Although Siegel emphasized that structural factors like the off-year nature of the election gave Save Austin Now a boost, he also suggested that advocates for decriminalization should’ve offered an alternative to Prop B.

“I think, in hindsight, if we could’ve seen this coming, that this anti-homeless measure was going to become a wedge issue that builds Republican power in Austin, I think that what we could’ve done is put more urgency into having an affirmative measure on the ballot,” he said. “So that it wasn’t just no on this and trust us to do something in the months and years ahead. But it was no on B, because that’s going to waste money on cops and jails and not real solutions, but yes on J which is gonna say allocate CARES Act funding to do X, Y, Z that’s real solutions. I think the lack of an affirmative policy demand I think really hurt the coalition.”

A cautionary tale

Saturday’s vote dashed the hopes of many reformers in the city of Austin, who had hoped that decriminalization marked the beginning of a new era where the homeless wouldn’t face police enforcement simply for lacking a roof over their heads.

I asked Mackiowak if Save Austin Now plans to maintain a presence in city politics. He told me that they want to work on additional “standard of living issues,” as well as keep an eye on what the city does on homelessness going forward. He is critical of Austin’s approach of buying hotels to house the homeless, seeing it as a failed model; he’d prefer the city look at approaches like Haven for Hope in San Antonio or tiny houses.

While he acknowledged that some Prop B voters were Democrats, Siegel views the conservatives who pushed the ballot referendum with deep suspicion. “I don’t think, in good faith, that they actually care about this issue,” he said. “If you look at Matt Mackiowak, the Travis GOP chair’s statement on election night, he was like celebrating defeating the Mayor and our most progressive council member, Greg Casar. He wasn’t even talking about homelessness.”

Regardless of Mackiowak’s motivations, it’s clear that liberals have lost control of the political narrative in a city that has historically been friendly to their faction.

Austin’s leaders failed to win over a skeptical city and move quickly enough to tackle homelessness.
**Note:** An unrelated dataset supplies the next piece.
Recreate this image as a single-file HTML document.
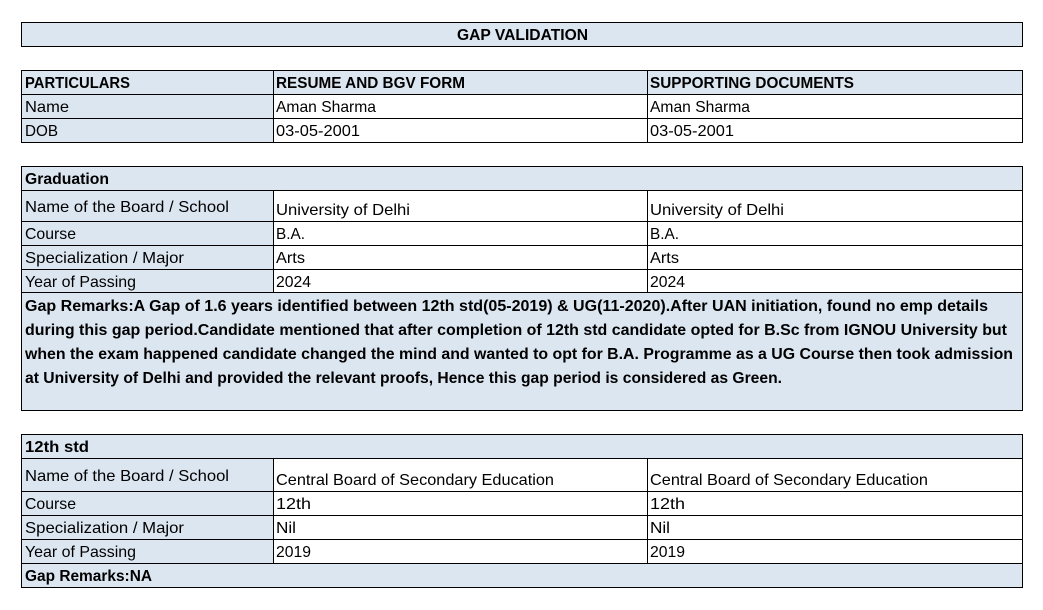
<!DOCTYPE html>
<html><head><meta charset="utf-8"><style>
html,body{margin:0;padding:0;background:#fff;}
svg{display:block}
text{font-family:"Liberation Sans",Arial,sans-serif;font-size:16px;fill:#000}
.b{font-weight:bold}
</style></head><body>
<svg width="1043" height="610" xmlns="http://www.w3.org/2000/svg">
<g fill="#dce6f1">
<rect x="21" y="22" width="1002" height="24"/>
<rect x="21" y="70" width="1002" height="24"/>
<rect x="21" y="94" width="252" height="48"/>
<rect x="21" y="166" width="1002" height="24"/>
<rect x="21" y="190" width="252" height="102"/>
<rect x="21" y="292" width="1002" height="118"/>
<rect x="21" y="434" width="1002" height="24"/>
<rect x="21" y="458" width="252" height="105"/>
<rect x="21" y="563" width="1002" height="25"/>
</g>
<g stroke="#000" stroke-width="1" fill="none" shape-rendering="crispEdges">
<rect x="21.5" y="22.5" width="1001" height="24"/>
<rect x="21.5" y="70.5" width="1001" height="72"/>
<line x1="21" y1="94.5" x2="1023" y2="94.5"/><line x1="21" y1="118.5" x2="1023" y2="118.5"/>
<line x1="273.5" y1="70" x2="273.5" y2="142"/><line x1="647.5" y1="70" x2="647.5" y2="142"/>
<rect x="21.5" y="166.5" width="1001" height="244"/>
<line x1="21" y1="190.5" x2="1023" y2="190.5"/><line x1="21" y1="221.5" x2="1023" y2="221.5"/>
<line x1="21" y1="245.5" x2="1023" y2="245.5"/><line x1="21" y1="269.5" x2="1023" y2="269.5"/>
<line x1="21" y1="292.5" x2="1023" y2="292.5"/>
<line x1="273.5" y1="190" x2="273.5" y2="292"/><line x1="647.5" y1="190" x2="647.5" y2="292"/>
<rect x="21.5" y="434.5" width="1001" height="153"/>
<line x1="21" y1="458.5" x2="1023" y2="458.5"/><line x1="21" y1="491.5" x2="1023" y2="491.5"/>
<line x1="21" y1="515.5" x2="1023" y2="515.5"/><line x1="21" y1="539.5" x2="1023" y2="539.5"/>
<line x1="21" y1="563.5" x2="1023" y2="563.5"/>
<line x1="273.5" y1="458" x2="273.5" y2="563"/><line x1="647.5" y1="458" x2="647.5" y2="563"/>
</g>
<g lengthAdjust="spacingAndGlyphs">
<text class="b" x="457" y="40" textLength="131" lengthAdjust="spacingAndGlyphs">GAP VALIDATION</text>
<text class="b" x="25" y="88" textLength="105" lengthAdjust="spacingAndGlyphs">PARTICULARS</text>
<text class="b" x="276" y="88" textLength="189" lengthAdjust="spacingAndGlyphs">RESUME AND BGV FORM</text>
<text class="b" x="650" y="88" textLength="204" lengthAdjust="spacingAndGlyphs">SUPPORTING DOCUMENTS</text>
<text x="25" y="112" textLength="44" lengthAdjust="spacingAndGlyphs">Name</text><text x="276" y="112" textLength="100" lengthAdjust="spacingAndGlyphs">Aman Sharma</text><text x="650" y="112" textLength="100" lengthAdjust="spacingAndGlyphs">Aman Sharma</text>
<text x="25" y="136" textLength="33" lengthAdjust="spacingAndGlyphs">DOB</text><text x="276" y="136" textLength="84" lengthAdjust="spacingAndGlyphs">03-05-2001</text><text x="650" y="136" textLength="84" lengthAdjust="spacingAndGlyphs">03-05-2001</text>
<text class="b" x="25" y="184" textLength="84" lengthAdjust="spacingAndGlyphs">Graduation</text>
<text x="25" y="212" textLength="204" lengthAdjust="spacingAndGlyphs">Name of the Board / School</text>
<text x="276" y="215" textLength="134" lengthAdjust="spacingAndGlyphs">University of Delhi</text><text x="650" y="215" textLength="134" lengthAdjust="spacingAndGlyphs">University of Delhi</text>
<text x="25" y="239" textLength="51" lengthAdjust="spacingAndGlyphs">Course</text><text x="276" y="239" textLength="29" lengthAdjust="spacingAndGlyphs">B.A.</text><text x="650" y="239" textLength="29" lengthAdjust="spacingAndGlyphs">B.A.</text>
<text x="25" y="263" textLength="159" lengthAdjust="spacingAndGlyphs">Specialization / Major</text><text x="276" y="263" textLength="29" lengthAdjust="spacingAndGlyphs">Arts</text><text x="650" y="263" textLength="29" lengthAdjust="spacingAndGlyphs">Arts</text>
<text x="25" y="287" textLength="111" lengthAdjust="spacingAndGlyphs">Year of Passing</text><text x="276" y="287" textLength="35" lengthAdjust="spacingAndGlyphs">2024</text><text x="650" y="287" textLength="35" lengthAdjust="spacingAndGlyphs">2024</text>
<text class="b" x="25" y="311" textLength="963" lengthAdjust="spacingAndGlyphs">Gap Remarks:A Gap of 1.6 years identified between 12th std(05-2019) &amp; UG(11-2020).After UAN initiation, found no emp details</text>
<text class="b" x="25" y="335" textLength="982" lengthAdjust="spacingAndGlyphs">during this gap period.Candidate mentioned that after completion of 12th std candidate opted for B.Sc from IGNOU University but</text>
<text class="b" x="25" y="359" textLength="988" lengthAdjust="spacingAndGlyphs">when the exam happened candidate changed the mind and wanted to opt for B.A. Programme as a UG Course then took admission</text>
<text class="b" x="25" y="383" textLength="757" lengthAdjust="spacingAndGlyphs">at University of Delhi and provided the relevant proofs, Hence this gap period is considered as Green.</text>
<text class="b" x="25" y="452" textLength="64" lengthAdjust="spacingAndGlyphs">12th std</text>
<text x="25" y="481" textLength="204" lengthAdjust="spacingAndGlyphs">Name of the Board / School</text>
<text x="276" y="485" textLength="278" lengthAdjust="spacingAndGlyphs">Central Board of Secondary Education</text><text x="650" y="485" textLength="278" lengthAdjust="spacingAndGlyphs">Central Board of Secondary Education</text>
<text x="25" y="509" textLength="51" lengthAdjust="spacingAndGlyphs">Course</text><text x="276" y="509" textLength="35" lengthAdjust="spacingAndGlyphs">12th</text><text x="650" y="509" textLength="35" lengthAdjust="spacingAndGlyphs">12th</text>
<text x="25" y="533" textLength="159" lengthAdjust="spacingAndGlyphs">Specialization / Major</text><text x="276" y="533" textLength="20" lengthAdjust="spacingAndGlyphs">Nil</text><text x="650" y="533" textLength="20" lengthAdjust="spacingAndGlyphs">Nil</text>
<text x="25" y="557" textLength="111" lengthAdjust="spacingAndGlyphs">Year of Passing</text><text x="276" y="557" textLength="35" lengthAdjust="spacingAndGlyphs">2019</text><text x="650" y="557" textLength="35" lengthAdjust="spacingAndGlyphs">2019</text>
<text class="b" x="25" y="581" textLength="127" lengthAdjust="spacingAndGlyphs">Gap Remarks:NA</text>
</g>
</svg>
</body></html>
They also failed to build the political institutions necessary to defend the new rules, as Save Austin Now’s campaign spending easily dwarfed what Homes Not Handcuffs was able to raise.

In the two years since Adler wrote the op-ed quoted above, homelessness in Austin did not significantly go down, and the chronic homeless population is now more visible than ever. You could argue that Adler and the city council essentially set off a countdown when they decriminalized public camping. They had a certain amount of time to marshal the resources for housing and convince a substantial portion of the homeless population to utilize it. They didn’t make significant progress on the issue, and it appears that the public’s patience for the ever-growing encampments ran out.

Prop B serves as a cautionary tale to progressives, who have been using America’s cities as a petri dish to experiment with cutting-edge economics and governance reforms. Back in 2019, Mayor Adler and Austin’s Democratic-dominated city council no doubt thought that they were embarking on a bold new approach to homelessness. But even the boldest ambitions can crumble under political attack, and as the growing sea of homeless encampments that greet Austin’s residents can attest, ambition means little unless it can change what’s happening in reality.